SET EXERCISE ->
Skip any picture you find and retype all the remaining lines exactly.

┄┄┄┄┄┄┄┄┄┄

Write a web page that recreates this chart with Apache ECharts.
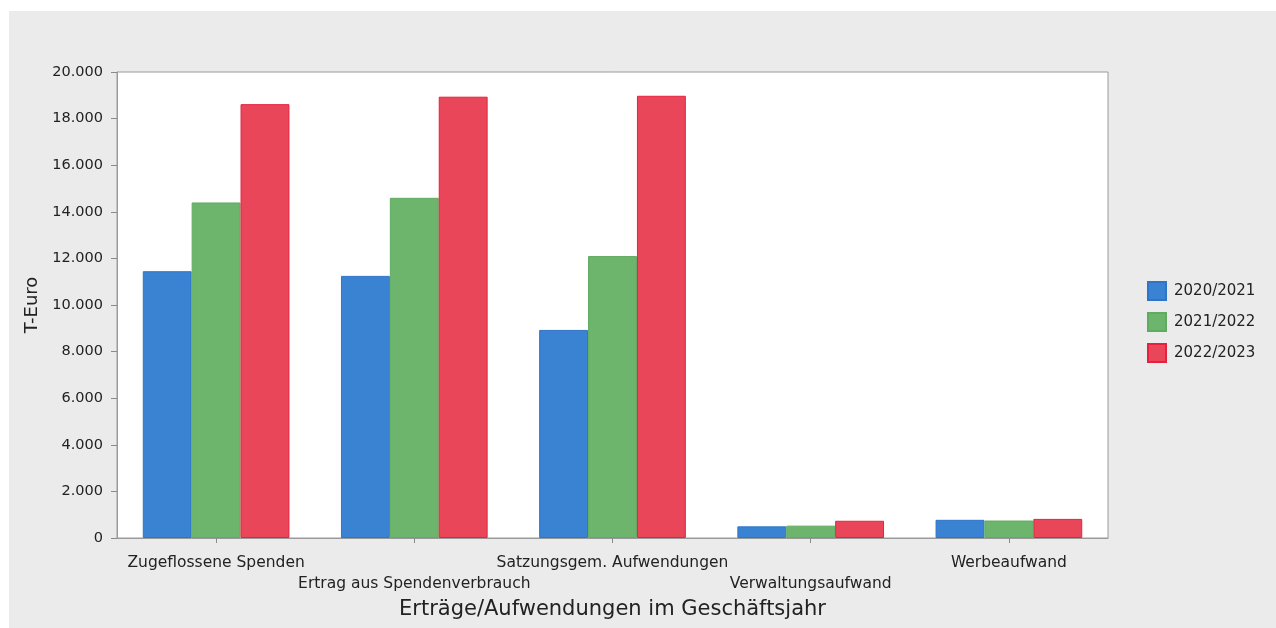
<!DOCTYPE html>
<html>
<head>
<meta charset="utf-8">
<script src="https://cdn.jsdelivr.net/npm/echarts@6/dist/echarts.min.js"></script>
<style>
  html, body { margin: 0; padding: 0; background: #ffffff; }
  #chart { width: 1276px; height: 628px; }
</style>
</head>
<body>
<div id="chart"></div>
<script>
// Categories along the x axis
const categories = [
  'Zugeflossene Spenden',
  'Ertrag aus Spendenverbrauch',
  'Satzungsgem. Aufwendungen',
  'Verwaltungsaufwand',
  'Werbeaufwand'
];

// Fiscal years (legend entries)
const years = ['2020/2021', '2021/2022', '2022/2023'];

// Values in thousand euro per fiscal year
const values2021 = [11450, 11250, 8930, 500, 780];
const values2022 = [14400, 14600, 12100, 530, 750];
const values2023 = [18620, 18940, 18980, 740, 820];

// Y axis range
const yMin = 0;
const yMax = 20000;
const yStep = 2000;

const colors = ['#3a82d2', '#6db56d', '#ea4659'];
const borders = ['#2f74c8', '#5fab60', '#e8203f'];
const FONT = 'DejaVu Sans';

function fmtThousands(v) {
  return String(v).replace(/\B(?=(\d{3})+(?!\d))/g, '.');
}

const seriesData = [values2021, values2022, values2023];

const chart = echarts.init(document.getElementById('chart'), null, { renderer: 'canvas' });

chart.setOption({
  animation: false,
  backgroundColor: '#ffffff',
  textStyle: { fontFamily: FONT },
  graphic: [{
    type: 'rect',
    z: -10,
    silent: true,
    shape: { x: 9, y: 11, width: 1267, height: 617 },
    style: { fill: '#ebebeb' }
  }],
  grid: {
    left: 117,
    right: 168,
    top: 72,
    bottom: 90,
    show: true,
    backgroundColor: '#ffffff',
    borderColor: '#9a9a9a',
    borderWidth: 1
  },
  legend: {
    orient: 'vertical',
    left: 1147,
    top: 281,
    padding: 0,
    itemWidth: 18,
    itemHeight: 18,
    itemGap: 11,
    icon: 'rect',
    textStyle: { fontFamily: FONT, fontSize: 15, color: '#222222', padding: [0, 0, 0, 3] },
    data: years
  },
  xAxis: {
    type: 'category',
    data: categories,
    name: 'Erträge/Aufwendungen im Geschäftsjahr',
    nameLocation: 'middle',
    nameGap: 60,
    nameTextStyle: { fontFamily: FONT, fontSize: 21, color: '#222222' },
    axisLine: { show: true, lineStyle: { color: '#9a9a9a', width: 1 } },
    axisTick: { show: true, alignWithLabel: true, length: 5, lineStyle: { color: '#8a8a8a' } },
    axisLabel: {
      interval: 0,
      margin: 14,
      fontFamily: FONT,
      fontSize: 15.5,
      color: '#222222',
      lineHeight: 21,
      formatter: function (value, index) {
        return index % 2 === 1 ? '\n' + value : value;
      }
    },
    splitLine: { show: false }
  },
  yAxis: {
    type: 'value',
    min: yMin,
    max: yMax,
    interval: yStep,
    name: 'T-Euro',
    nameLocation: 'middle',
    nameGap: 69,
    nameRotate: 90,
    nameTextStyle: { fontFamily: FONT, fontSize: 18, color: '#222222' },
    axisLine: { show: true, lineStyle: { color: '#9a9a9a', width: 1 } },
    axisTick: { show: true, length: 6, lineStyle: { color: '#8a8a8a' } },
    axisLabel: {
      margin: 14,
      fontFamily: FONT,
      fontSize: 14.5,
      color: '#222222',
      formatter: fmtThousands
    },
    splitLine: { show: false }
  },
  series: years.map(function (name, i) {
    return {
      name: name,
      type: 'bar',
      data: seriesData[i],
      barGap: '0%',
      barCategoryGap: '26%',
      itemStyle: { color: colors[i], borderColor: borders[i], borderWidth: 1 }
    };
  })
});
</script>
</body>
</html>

┄┄┄┄┄┄┄┄┄┄

COMPLETED TASK ->
Write a web page that recreates this chart with Apache ECharts.
<!DOCTYPE html>
<html>
<head>
<meta charset="utf-8">
<script src="https://cdn.jsdelivr.net/npm/echarts@6/dist/echarts.min.js"></script>
<style>
  html, body { margin: 0; padding: 0; background: #ffffff; }
  #chart { width: 1276px; height: 628px; }
</style>
</head>
<body>
<div id="chart"></div>
<script>
// Categories along the x axis
const categories = [
  'Zugeflossene Spenden',
  'Ertrag aus Spendenverbrauch',
  'Satzungsgem. Aufwendungen',
  'Verwaltungsaufwand',
  'Werbeaufwand'
];

// Fiscal years (legend entries)
const years = ['2020/2021', '2021/2022', '2022/2023'];

// Values in thousand euro per fiscal year
const values2021 = [11450, 11250, 8930, 500, 780];
const values2022 = [14400, 14600, 12100, 530, 750];
const values2023 = [18620, 18940, 18980, 740, 820];

// Y axis range
const yMin = 0;
const yMax = 20000;
const yStep = 2000;

const colors = ['#3a82d2', '#6db56d', '#ea4659'];
const borders = ['#2f74c8', '#5fab60', '#e8203f'];
const FONT = 'DejaVu Sans';

function fmtThousands(v) {
  return String(v).replace(/\B(?=(\d{3})+(?!\d))/g, '.');
}

const seriesData = [values2021, values2022, values2023];

const chart = echarts.init(document.getElementById('chart'), null, { renderer: 'canvas' });

chart.setOption({
  animation: false,
  backgroundColor: '#ffffff',
  textStyle: { fontFamily: FONT },
  graphic: [{
    type: 'rect',
    z: -10,
    silent: true,
    shape: { x: 9, y: 11, width: 1267, height: 617 },
    style: { fill: '#ebebeb' }
  }],
  grid: {
    left: 117,
    right: 168,
    top: 72,
    bottom: 90,
    show: true,
    backgroundColor: '#ffffff',
    borderColor: '#9a9a9a',
    borderWidth: 1
  },
  legend: {
    orient: 'vertical',
    left: 1147,
    top: 281,
    padding: 0,
    itemWidth: 18,
    itemHeight: 18,
    itemGap: 11,
    icon: 'rect',
    textStyle: { fontFamily: FONT, fontSize: 15, color: '#222222', padding: [0, 0, 0, 3] },
    data: years
  },
  xAxis: {
    type: 'category',
    data: categories,
    name: 'Erträge/Aufwendungen im Geschäftsjahr',
    nameLocation: 'middle',
    nameGap: 60,
    nameTextStyle: { fontFamily: FONT, fontSize: 21, color: '#222222' },
    axisLine: { show: true, lineStyle: { color: '#9a9a9a', width: 1 } },
    axisTick: { show: true, alignWithLabel: true, length: 5, lineStyle: { color: '#8a8a8a' } },
    axisLabel: {
      interval: 0,
      margin: 14,
      fontFamily: FONT,
      fontSize: 15.5,
      color: '#222222',
      lineHeight: 21,
      formatter: function (value, index) {
        return index % 2 === 1 ? '\n' + value : value;
      }
    },
    splitLine: { show: false }
  },
  yAxis: {
    type: 'value',
    min: yMin,
    max: yMax,
    interval: yStep,
    name: 'T-Euro',
    nameLocation: 'middle',
    nameGap: 69,
    nameRotate: 90,
    nameTextStyle: { fontFamily: FONT, fontSize: 18, color: '#222222' },
    axisLine: { show: true, lineStyle: { color: '#9a9a9a', width: 1 } },
    axisTick: { show: true, length: 6, lineStyle: { color: '#8a8a8a' } },
    axisLabel: {
      margin: 14,
      fontFamily: FONT,
      fontSize: 14.5,
      color: '#222222',
      formatter: fmtThousands
    },
    splitLine: { show: false }
  },
  series: years.map(function (name, i) {
    return {
      name: name,
      type: 'bar',
      data: seriesData[i],
      barGap: '0%',
      barCategoryGap: '26%',
      itemStyle: { color: colors[i], borderColor: borders[i], borderWidth: 1 }
    };
  })
});
</script>
</body>
</html>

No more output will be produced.